En el Evangelio Jesús nos invita a orar: «Pedid y se os dará; buscad y hallaréis; llamad y se os abrirá».
Estas palabras de Jesús son muy hermosas, porque expresan la verdadera relación entre Dios y el hombre, y porque responden a un problema fundamental en toda la historia de las religiones y de nuestra vida personal: ¿Está bien y es justo pedir a Dios cualquier cosa? ¿O bien la única respuesta hay que dejarla en manos de la trascendencia y grandeza de Dios? ¿No consiste la oración en glorificarle, adorarle, en darle gracias, es decir, en una oración que sería desinteresada?...
Jesús no conoce este temor. Jesús no enseña una religión para élites, totalmente desinteresada. La noción de Dios que Jesús no enseña es diferente: su Dios es muy humano; es un Dios bueno y poderoso.
La religión de Jesús es muy humana, muy simple –es la religión de los sencillos: «Te doy gracias, Padre, Señor de cielo y tierra porque has escondido estas cosas a lo sabios e inteligentes y las has revelado a los humildes y sencillos» (Mt 11,25).
Los pequeños, los que tienen necesidad de la ayuda de Dios y lo dicen, comprenden mucho mejor la verdad que los inteligentes, quienes, rechazando la oración de petición y no admitiendo más que la alabanza desinteresada a Dios, construyen en el hombre una autosuficiencia que no se corresponde con su indigencia, tal como lo expresan las palabras de Ester: «Mi Señor y Dios nuestro, Tú eres único. Protégeme, que estoy sola y no tengo otro defensor que Tú.» (Ester 14,4)

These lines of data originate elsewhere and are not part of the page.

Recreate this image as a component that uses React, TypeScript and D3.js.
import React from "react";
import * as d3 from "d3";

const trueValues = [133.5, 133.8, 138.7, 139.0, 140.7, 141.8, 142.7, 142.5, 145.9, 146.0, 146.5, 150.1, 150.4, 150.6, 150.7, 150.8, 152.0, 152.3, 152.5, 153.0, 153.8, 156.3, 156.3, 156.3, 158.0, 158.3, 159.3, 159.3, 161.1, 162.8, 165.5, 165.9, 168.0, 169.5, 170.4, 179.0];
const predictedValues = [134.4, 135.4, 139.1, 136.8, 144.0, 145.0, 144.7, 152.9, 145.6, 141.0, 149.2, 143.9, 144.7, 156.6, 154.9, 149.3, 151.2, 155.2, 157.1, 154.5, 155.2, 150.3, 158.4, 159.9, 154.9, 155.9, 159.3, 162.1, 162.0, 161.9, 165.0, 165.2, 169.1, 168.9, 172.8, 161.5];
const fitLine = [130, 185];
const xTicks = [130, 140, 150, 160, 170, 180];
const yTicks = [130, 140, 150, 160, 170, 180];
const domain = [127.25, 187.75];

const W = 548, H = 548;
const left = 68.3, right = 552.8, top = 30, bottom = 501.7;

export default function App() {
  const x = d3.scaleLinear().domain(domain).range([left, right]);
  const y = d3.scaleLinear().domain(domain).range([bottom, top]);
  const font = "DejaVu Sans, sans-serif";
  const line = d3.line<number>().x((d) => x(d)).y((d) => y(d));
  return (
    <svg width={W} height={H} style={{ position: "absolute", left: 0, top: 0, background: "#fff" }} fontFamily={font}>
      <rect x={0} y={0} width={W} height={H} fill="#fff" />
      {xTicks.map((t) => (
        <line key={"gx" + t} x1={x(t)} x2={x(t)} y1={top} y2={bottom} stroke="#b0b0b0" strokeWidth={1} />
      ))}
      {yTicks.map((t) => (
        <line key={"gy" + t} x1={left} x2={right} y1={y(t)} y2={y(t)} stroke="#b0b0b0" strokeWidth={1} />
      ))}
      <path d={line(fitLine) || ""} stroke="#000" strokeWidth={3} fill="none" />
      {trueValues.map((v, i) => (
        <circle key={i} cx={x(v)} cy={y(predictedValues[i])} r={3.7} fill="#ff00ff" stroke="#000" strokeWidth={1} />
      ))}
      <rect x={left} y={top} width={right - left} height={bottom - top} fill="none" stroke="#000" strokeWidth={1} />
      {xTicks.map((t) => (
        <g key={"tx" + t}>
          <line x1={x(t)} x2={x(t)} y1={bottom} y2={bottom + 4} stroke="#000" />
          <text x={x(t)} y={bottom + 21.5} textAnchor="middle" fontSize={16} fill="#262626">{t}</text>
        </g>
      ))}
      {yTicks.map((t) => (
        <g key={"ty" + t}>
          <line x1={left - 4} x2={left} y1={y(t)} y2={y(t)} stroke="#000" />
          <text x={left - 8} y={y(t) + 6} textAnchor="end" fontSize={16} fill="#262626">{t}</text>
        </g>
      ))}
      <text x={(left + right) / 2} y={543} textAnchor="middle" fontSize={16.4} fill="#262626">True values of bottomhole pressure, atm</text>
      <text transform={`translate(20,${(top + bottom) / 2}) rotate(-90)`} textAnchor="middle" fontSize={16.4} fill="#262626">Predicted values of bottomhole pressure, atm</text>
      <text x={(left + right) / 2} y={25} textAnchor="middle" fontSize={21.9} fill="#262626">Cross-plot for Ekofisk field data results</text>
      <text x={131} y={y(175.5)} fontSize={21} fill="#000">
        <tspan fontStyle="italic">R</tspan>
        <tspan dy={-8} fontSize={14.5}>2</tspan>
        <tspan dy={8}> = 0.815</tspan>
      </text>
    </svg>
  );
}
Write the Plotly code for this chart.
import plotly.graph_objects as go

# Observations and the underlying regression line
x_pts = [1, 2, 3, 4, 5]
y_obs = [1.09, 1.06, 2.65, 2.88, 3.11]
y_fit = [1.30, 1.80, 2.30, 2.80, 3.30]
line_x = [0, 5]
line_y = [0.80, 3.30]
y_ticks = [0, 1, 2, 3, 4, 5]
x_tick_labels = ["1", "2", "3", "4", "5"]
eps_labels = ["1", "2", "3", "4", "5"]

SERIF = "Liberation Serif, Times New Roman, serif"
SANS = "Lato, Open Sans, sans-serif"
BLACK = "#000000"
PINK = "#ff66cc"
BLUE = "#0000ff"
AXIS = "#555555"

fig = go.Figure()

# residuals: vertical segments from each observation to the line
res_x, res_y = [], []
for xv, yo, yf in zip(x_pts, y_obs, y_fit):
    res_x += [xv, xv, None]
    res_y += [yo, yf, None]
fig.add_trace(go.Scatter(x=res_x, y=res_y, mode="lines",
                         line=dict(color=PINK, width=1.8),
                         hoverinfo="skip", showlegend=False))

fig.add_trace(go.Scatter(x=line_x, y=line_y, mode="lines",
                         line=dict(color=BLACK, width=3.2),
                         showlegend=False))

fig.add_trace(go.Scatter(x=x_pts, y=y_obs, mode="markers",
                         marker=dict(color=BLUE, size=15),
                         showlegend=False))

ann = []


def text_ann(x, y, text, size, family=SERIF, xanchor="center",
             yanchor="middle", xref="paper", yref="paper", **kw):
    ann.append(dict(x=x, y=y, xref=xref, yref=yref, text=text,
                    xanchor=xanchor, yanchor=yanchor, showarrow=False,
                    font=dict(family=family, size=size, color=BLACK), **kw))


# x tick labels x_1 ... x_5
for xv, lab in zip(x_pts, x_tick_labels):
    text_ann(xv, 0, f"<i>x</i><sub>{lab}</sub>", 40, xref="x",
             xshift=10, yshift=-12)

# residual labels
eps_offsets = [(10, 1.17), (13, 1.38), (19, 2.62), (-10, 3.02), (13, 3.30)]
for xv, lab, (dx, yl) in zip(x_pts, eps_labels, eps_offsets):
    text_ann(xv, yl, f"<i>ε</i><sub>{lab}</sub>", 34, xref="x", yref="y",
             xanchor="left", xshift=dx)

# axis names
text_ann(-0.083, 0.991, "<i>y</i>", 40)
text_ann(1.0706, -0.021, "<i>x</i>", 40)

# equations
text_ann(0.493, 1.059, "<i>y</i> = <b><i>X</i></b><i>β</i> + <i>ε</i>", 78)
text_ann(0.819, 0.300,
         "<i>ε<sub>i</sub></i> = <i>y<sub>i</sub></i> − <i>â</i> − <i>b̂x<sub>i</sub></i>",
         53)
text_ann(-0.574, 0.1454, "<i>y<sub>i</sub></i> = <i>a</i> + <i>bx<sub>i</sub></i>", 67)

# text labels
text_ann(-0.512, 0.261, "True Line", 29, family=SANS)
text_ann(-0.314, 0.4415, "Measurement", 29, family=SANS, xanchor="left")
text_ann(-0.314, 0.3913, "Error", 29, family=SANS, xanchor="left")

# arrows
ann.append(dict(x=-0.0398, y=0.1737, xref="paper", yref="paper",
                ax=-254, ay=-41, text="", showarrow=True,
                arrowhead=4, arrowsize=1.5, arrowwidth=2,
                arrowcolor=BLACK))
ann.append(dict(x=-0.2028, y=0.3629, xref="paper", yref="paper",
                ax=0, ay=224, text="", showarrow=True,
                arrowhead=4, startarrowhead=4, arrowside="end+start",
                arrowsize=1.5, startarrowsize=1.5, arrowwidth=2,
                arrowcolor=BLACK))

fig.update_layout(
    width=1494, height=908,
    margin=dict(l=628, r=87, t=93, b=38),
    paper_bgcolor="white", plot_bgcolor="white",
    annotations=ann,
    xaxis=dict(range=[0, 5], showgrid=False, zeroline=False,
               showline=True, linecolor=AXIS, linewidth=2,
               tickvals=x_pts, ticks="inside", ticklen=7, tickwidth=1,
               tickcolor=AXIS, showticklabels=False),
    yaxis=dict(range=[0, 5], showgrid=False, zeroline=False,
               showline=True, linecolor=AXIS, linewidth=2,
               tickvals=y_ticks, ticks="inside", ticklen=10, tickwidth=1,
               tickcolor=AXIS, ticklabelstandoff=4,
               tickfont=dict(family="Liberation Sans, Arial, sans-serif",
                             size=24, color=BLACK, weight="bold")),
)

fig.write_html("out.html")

Detrás de esta noble actitud que no quiere ser molesta a Dios con su pequeños males, se esconde la duda siguiente: ¿Puede Dios dar respuesta a las realidades de nuestra vida, puede cambiar nuestras situaciones y entrar en la realidad de nuestra vida terrena?...
Si Dios no actúa, si no tiene poder sobre los acontecimientos concretos de nuestra vida, ¿cómo sigue siendo Dios? Y si Dios es amor ¿no encontrará el amor una posibilidad de responder a la esperanza del que le ama?
Si Dios es amor, y si no pudiera ayudarnos en nuestra vida concreta, el Amor no sería el último poder del mundo.
(Cardenal Ratzinger -Benedicto XVI- sermón del retiro de Cuaresma, Vaticano, 1983).